Task to complete: Leave out the pictures and repeat the data exactly.
***** Data lines
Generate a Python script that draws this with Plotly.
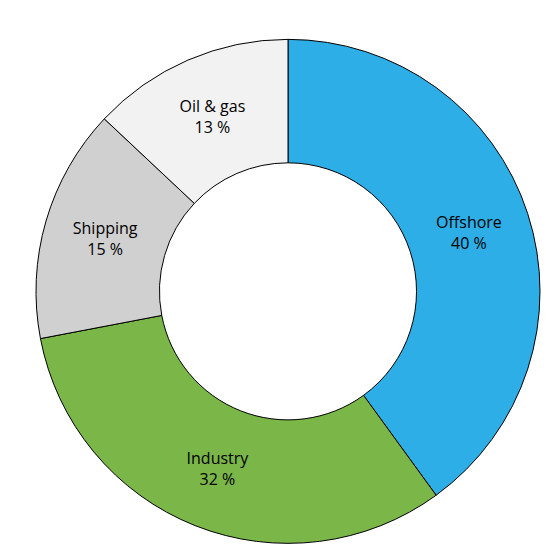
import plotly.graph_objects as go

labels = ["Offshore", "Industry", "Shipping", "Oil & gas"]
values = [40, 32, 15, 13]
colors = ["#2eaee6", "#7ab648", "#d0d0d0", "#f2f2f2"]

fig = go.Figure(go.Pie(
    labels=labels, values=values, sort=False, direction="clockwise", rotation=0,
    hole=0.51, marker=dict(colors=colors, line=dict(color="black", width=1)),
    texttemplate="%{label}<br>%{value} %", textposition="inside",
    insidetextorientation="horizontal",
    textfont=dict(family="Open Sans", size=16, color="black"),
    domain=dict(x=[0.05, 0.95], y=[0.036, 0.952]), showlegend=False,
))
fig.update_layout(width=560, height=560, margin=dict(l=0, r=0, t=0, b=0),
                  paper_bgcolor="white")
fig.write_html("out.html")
**********
Exercise response:
Generate a Python script that draws this with Plotly.
import plotly.graph_objects as go

labels = ["Offshore", "Industry", "Shipping", "Oil & gas"]
values = [40, 32, 15, 13]
colors = ["#2eaee6", "#7ab648", "#d0d0d0", "#f2f2f2"]

fig = go.Figure(go.Pie(
    labels=labels, values=values, sort=False, direction="clockwise", rotation=0,
    hole=0.51, marker=dict(colors=colors, line=dict(color="black", width=1)),
    texttemplate="%{label}<br>%{value} %", textposition="inside",
    insidetextorientation="horizontal",
    textfont=dict(family="Open Sans", size=16, color="black"),
    domain=dict(x=[0.05, 0.95], y=[0.036, 0.952]), showlegend=False,
))
fig.update_layout(width=560, height=560, margin=dict(l=0, r=0, t=0, b=0),
                  paper_bgcolor="white")
fig.write_html("out.html")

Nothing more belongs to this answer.